The Raptor engine will be the first rocket engine to actually be put into production that will run on liquid methane. The reason for selecting methane rather than kerosene which most rockets use is that methane burns cleaner, allowing the engines to be reused without having to clean the soot out of it. The design goal is for each raptor engine to have a life span of 1,000 uses.
Instead of hand-making each engine, the way they are made now, the plan is to eventually make them in an assembly line, producing one or two per day. Likewise, upper stage Starships themselves would also be made this way.
The question many people are asking is what will happen if this system works and gets up and running?
Access to space has been incredibly expensive ever since the start of the space age. When automobiles dramatically reduced the cost of personal transportation, it resulted in massive cultural changes. The same was true when the internet reduced the cost of transmitting the information.
People are just beginning to think of what might be possible with cheap access to space.
There is no reason why satellites need to be so expensive given the cost of electronics today. Experimental satellites have been built and flown made from off-the-shelf components.
Planetary fly-by missions today cost hundreds of millions or billions of dollars.

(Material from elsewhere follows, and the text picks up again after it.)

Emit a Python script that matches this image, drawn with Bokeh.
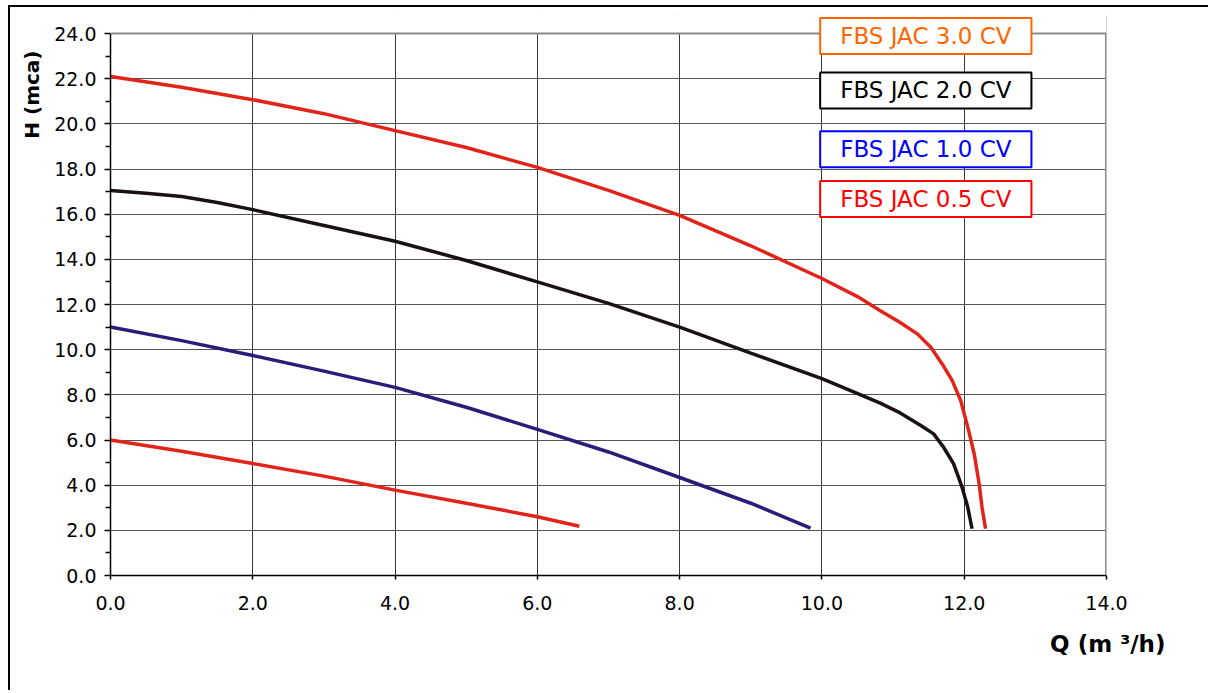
from bokeh.plotting import figure
from bokeh.models import Range1d, Label, PrintfTickFormatter, FixedTicker, Title, Span, BoxAnnotation
from bokeh.embed import file_html
from bokeh.resources import INLINE

# ---- data ----
q_30 = [0.0, 1.0, 2.0, 3.0, 4.0, 5.0, 6.0, 7.0, 8.0, 9.0, 10.0, 10.5, 10.82, 11.1, 11.34, 11.53, 11.69, 11.83, 11.95, 12.05, 12.14, 12.21, 12.25, 12.30]
h_30 = [22.1, 21.62, 21.07, 20.45, 19.7, 18.95, 18.07, 17.05, 15.95, 14.6, 13.15, 12.35, 11.72, 11.2, 10.7, 10.11, 9.37, 8.64, 7.75, 6.57, 5.39, 4.06, 3.02, 2.07]

q_20 = [0.0, 0.5, 1.0, 1.5, 2.0, 3.0, 4.0, 5.0, 6.0, 7.0, 8.0, 9.0, 10.0, 10.47, 10.82, 11.1, 11.39, 11.57, 11.71, 11.85, 11.97, 12.05, 12.11]
h_20 = [17.05, 16.93, 16.78, 16.52, 16.2, 15.5, 14.8, 13.95, 13.0, 12.05, 11.0, 9.85, 8.72, 8.1, 7.63, 7.2, 6.64, 6.27, 5.68, 4.95, 3.91, 3.02, 2.07]

q_10 = [0.0, 1.0, 2.0, 3.0, 4.0, 5.0, 6.0, 7.0, 8.0, 9.0, 9.84]
h_10 = [11.0, 10.4, 9.74, 9.05, 8.33, 7.45, 6.47, 5.47, 4.34, 3.2, 2.1]

q_05 = [0.0, 1.0, 2.0, 3.0, 4.0, 5.0, 6.0, 6.59]
h_05 = [6.0, 5.5, 4.96, 4.4, 3.78, 3.2, 2.6, 2.18]

legend_labels = ["FBS JAC 3.0 CV", "FBS JAC 2.0 CV", "FBS JAC 1.0 CV", "FBS JAC 0.5 CV"]
legend_colors = ["#FF6600", "#000000", "#0000FF", "#FF0000"]
legend_y = [23.89, 21.48, 18.87, 16.67]
legend_x = 11.46

x_min, x_max = 0, 14
y_min, y_max = 0, 24
x_ticks = [0, 2, 4, 6, 8, 10, 12, 14]
y_ticks = [0, 2, 4, 6, 8, 10, 12, 14, 16, 18, 20, 22, 24]
y_minor = [1, 3, 5, 7, 9, 11, 13, 15, 17, 19, 21, 23]

TICK_FONT = "DejaVu Sans"

# frame is extended 18px above the 24.0 line so that the first legend box is not clipped
FRAME_H = 542
EXTRA = 18
y_view_end = y_max * (FRAME_H + EXTRA) / FRAME_H

p = figure(width=1200, height=685, output_backend="svg", toolbar_location=None,
           x_range=Range1d(x_min, x_max), y_range=Range1d(y_min, y_view_end),
           min_border_left=100, min_border_right=104, min_border_top=26 - EXTRA, min_border_bottom=117)

p.styles = {"margin-left": "8px", "margin-top": "5px",
            "border-left": "2px solid black", "border-top": "2px solid black"}

p.outline_line_color = None
p.background_fill_color = "white"
p.border_fill_color = "white"

# grid
p.xgrid.ticker = FixedTicker(ticks=x_ticks)
p.ygrid.ticker = FixedTicker(ticks=y_ticks)
p.xgrid.grid_line_color = "#3a3a3a"
p.ygrid.grid_line_color = "#555555"
p.xgrid.grid_line_width = 1
p.ygrid.grid_line_width = 1

# axes
p.xaxis.ticker = FixedTicker(ticks=x_ticks)
p.yaxis.ticker = FixedTicker(ticks=y_ticks, minor_ticks=y_minor)
p.yaxis.bounds = (y_min, y_max)
for ax in (p.xaxis, p.yaxis):
    ax.formatter = PrintfTickFormatter(format="%.1f")
    ax.axis_line_color = "black"
    ax.axis_line_width = 1.5
    ax.major_tick_line_color = "black"
    ax.major_tick_line_width = 1.5
    ax.major_tick_in = 0
    ax.minor_tick_in = 0
    ax.major_label_text_font = TICK_FONT
    ax.major_label_text_font_size = "19px"
    ax.major_label_text_color = "black"
p.xaxis.major_tick_out = 4
p.xaxis.minor_tick_line_color = None
p.xaxis.major_label_standoff = 16
p.yaxis.major_tick_out = 6
p.yaxis.minor_tick_out = 5
p.yaxis.minor_tick_line_color = "black"
p.yaxis.minor_tick_line_width = 1.5
p.yaxis.major_label_standoff = 8

# curves
p.line(q_30, h_30, line_color="#E2231A", line_width=3.5)
p.line(q_20, h_20, line_color="#1A1212", line_width=3.5)
p.line(q_10, h_10, line_color="#2A1C7A", line_width=3.5)
p.line(q_05, h_05, line_color="#E2231A", line_width=3.5)

# plot-area border (right and top), then blank out the strip above 24.0
p.add_layout(Span(location=x_max, dimension="height", line_color="#8a8a8a", line_width=3))
p.add_layout(BoxAnnotation(bottom=y_max, top=y_view_end + 1, fill_color="white", fill_alpha=1.0,
                           line_color=None))
p.add_layout(Span(location=y_max, dimension="width", line_color="#8a8a8a", line_width=2))

# legend boxes
for txt, col, yy in zip(legend_labels, legend_colors, legend_y):
    p.add_layout(Label(x=legend_x, y=yy, text=txt, text_color=col,
                       text_font=TICK_FONT, text_font_size="23px",
                       text_align="center", text_baseline="middle",
                       background_fill_color="white", border_line_color=col,
                       border_line_width=2,
                       padding=dict(left=20, right=20, top=5, bottom=5)))

# axis titles
p.add_layout(Title(text="Q (m ³/h)", text_font=TICK_FONT, text_font_style="bold",
                   text_font_size="23px", align="right", offset=-59, standoff=33,
                   text_color="black"), "below")
p.add_layout(Title(text="H (mca)", text_font=TICK_FONT, text_font_style="bold",
                   text_font_size="20px", align="right", offset=35, standoff=15,
                   text_color="black"), "left")

open("out.html", "w").write(file_html(p, INLINE))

There is no reason why with off-the-shelf technology and cheap orbital access, a similar mission couldn’t be done by a consortium of major universities for a few million dollars.
The reason I decided to do this episode is that sometime in the next few months after recording this, the first test flight of the Starship system may take place.
If this works, and there is every indication that it will at this point, it will usher in a revolution in space that most people will not even be aware of. It will render everything else which came before it irreverent, just like bow and arrows were to firearms.
There will still be a lot of crashes, experimenting, and tweaking which will need to be done to make the system work.
Nonetheless, pay attention to what happens over the next several years, as you might have a front-row seat to the greatest revolution in space travel in over 50 years.